Ton clip est superbe, quel est son message principal ?
Au début, je me disais “pourquoi tu cliperais un son instrumental?” mais en fait, c’est vraiment quelque chose à déconstruire; J’ai travaillé avec Aurore Le Mat pour ce clip qui raconte pleins de choses mais surtout le mouvement. Qu’est-ce que ça veut dire de partir d’un point A à un point B? Le passage de la solitude au collectif. C’est un peu mon voyage à moi et ma vision de la création entre le solitaire et le collectif.

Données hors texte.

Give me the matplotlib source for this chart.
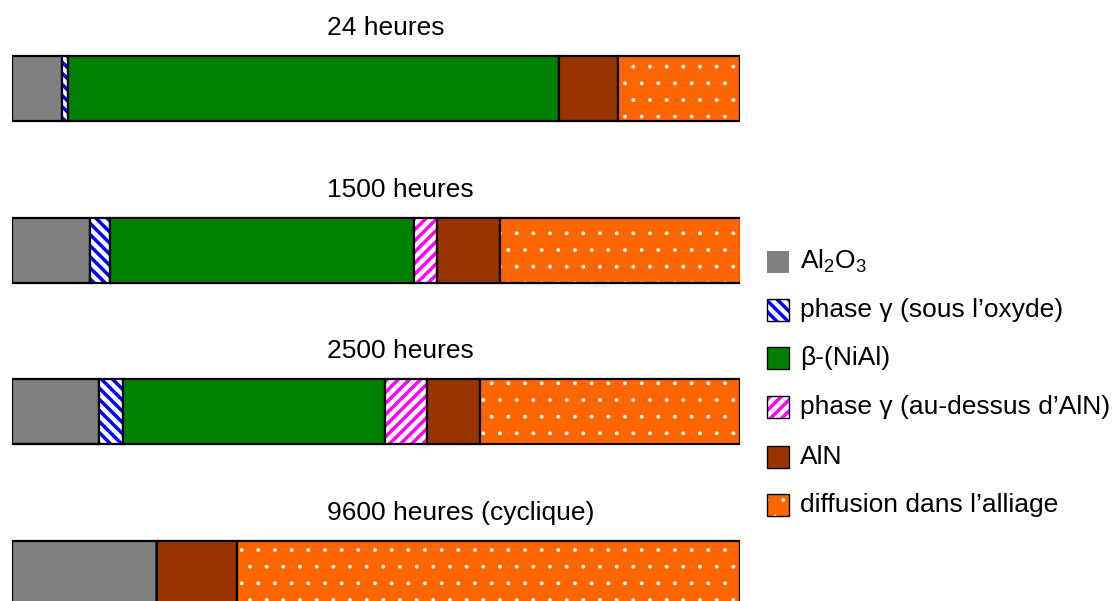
import matplotlib.pyplot as plt
from matplotlib.patches import Rectangle

plt.rcParams['font.family'] = ['Liberation Sans', 'DejaVu Sans']

# durées d'oxydation (une barre par durée)
durees = ['24 heures', '1500 heures', '2500 heures', '9600 heures (cyclique)']

# couches, de la surface vers le coeur
couches = [r'$\mathregular{Al_2O_3}$', 'phase γ (sous l’oxyde)', 'β-(NiAl)',
           'phase γ (au-dessus d’AlN)', 'AlN', 'diffusion dans l’alliage']

# épaisseur relative de chaque couche (% de la profondeur observée)
al2o3 = [6.9, 10.7, 12.0, 19.9]
gamma_oxyde = [0.8, 2.7, 3.2, 0]
beta_nial = [67.4, 41.8, 36.0, 0]
gamma_aln = [0, 3.2, 5.8, 0]
aln = [8.1, 8.7, 7.3, 11.0]
diffusion = [16.8, 33.0, 35.7, 69.1]

epaisseurs = [al2o3, gamma_oxyde, beta_nial, gamma_aln, aln, diffusion]

# (fond, motif, couleur du motif, épaisseur du motif)
styles = [
    ('#808080', None, '#808080', 1.0),
    ('white', '\\\\\\', '#0000FF', 2.5),
    ('#008000', None, '#008000', 1.0),
    ('white', '///', '#FF00FF', 2.5),
    ('#993300', None, '#993300', 1.0),
    ('#FF6600', '.', 'white', 0.3),
]

W, H = 1117, 601
fig = plt.figure(figsize=(W / 100, H / 100), dpi=100)
ax = fig.add_axes([12 / W, 0, 728 / W, 1])
ax.set_xlim(0, 100)
ax.set_ylim(3.173, -0.548)
ax.axis('off')

hauteur = 0.4025
pos = list(range(len(durees)))
gauche = [0.0] * len(durees)
for vals, (fc, motif, mc, hlw) in zip(epaisseurs, styles):
    with plt.rc_context({'hatch.linewidth': hlw}):
        ax.barh(pos, vals, left=gauche, height=hauteur, color=fc,
                edgecolor=mc, linewidth=0, hatch=motif)
    ax.barh(pos, vals, left=gauche, height=hauteur, fill=False,
            edgecolor='black', linewidth=1.6)
    gauche = [g + v for g, v in zip(gauche, vals)]

for i, titre in enumerate(durees):
    ax.text(43.3, i - hauteur / 2 - 0.13, titre, fontsize=19,
            ha='left', va='baseline')

# légende
centres = [261.5, 310, 358, 407, 456.5, 505]
cote = 22
for (fc, motif, mc, hlw), nom, yc, k in zip(styles, couches, centres, range(6)):
    x0 = 767 / W
    y0 = 1 - (yc + cote / 2) / H
    with plt.rc_context({'hatch.linewidth': hlw}):
        fig.add_artist(Rectangle((x0, y0), cote / W, cote / H,
                                 transform=fig.transFigure, facecolor=fc,
                                 edgecolor=mc, linewidth=0, hatch=motif))
    if k > 0:
        fig.add_artist(Rectangle((x0, y0), cote / W, cote / H,
                                 transform=fig.transFigure, fill=False,
                                 edgecolor='black', linewidth=1.0))
    fig.text(800 / W, 1 - yc / H, nom, fontsize=19, ha='left', va='center')

fig.savefig('out.png', dpi=100)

J’ai donné carte blanche à la chorégraphe JN grey qui a réuni autour d’elle des danseurs emblématiques de la scène house, dance et ball Room parisienne tels que Rickysoul, Lasseindra Ninja, Matyouz, Julie Rilos et Djenabou Cissé. Le point commun qui relient tous ces danseurs c’est l’esprit clubbing et c’est ce qu’ils ramènent dans leurs danses. Ce sont des danseurs qui ont également des messages à délivrer et je me sens très honorée d’avoir eu leur présence qui apporte beaucoup au clip.
A quoi va ressembler ton premier album ?
Ce sera un album avec des influences house, électro et caribéennes. Je chante également dessus, ce qui est une nouvelle phase pour moi. C’est vraiment un album né et influencé par mes 4 ans de Dj-ing et de soirées permanentes, du coup il est très énergique et dansant.
Tu évoquais tout à l’heure ce que c’est d’être un artiste indépendant. A ton niveau et avec le recul, comment cela continue de s’exprimer et d’influencer tes choix ?
Je suis à un stade où je ne fais pas trop de concessions et je suis assez radicale sur mes choix de scènes. Je vais dans des scènes où on me programme pour qui je suis, d’ailleurs toute l’année 2019 a été incroyable parce que toutes les scènes que j’ai faite c’est avec un public qui était aligné avec moi, qui m’a beaucoup donné et avec lequel j’ai pu échanger. J’ai fini l’année 2019 en mixant dans des festivals en Guadeloupe, j’en nageais de bonheur. Pour moi, le lead reste la musique avant tout. C’est ce qui guide tous mes choix et j’essaie de rester à l’écoute de cela. La scène est aussi très importante pour moi, je ressens vraiment beaucoup de gratitude de pouvoir faire de la musique et je vais continuer tant que je peux.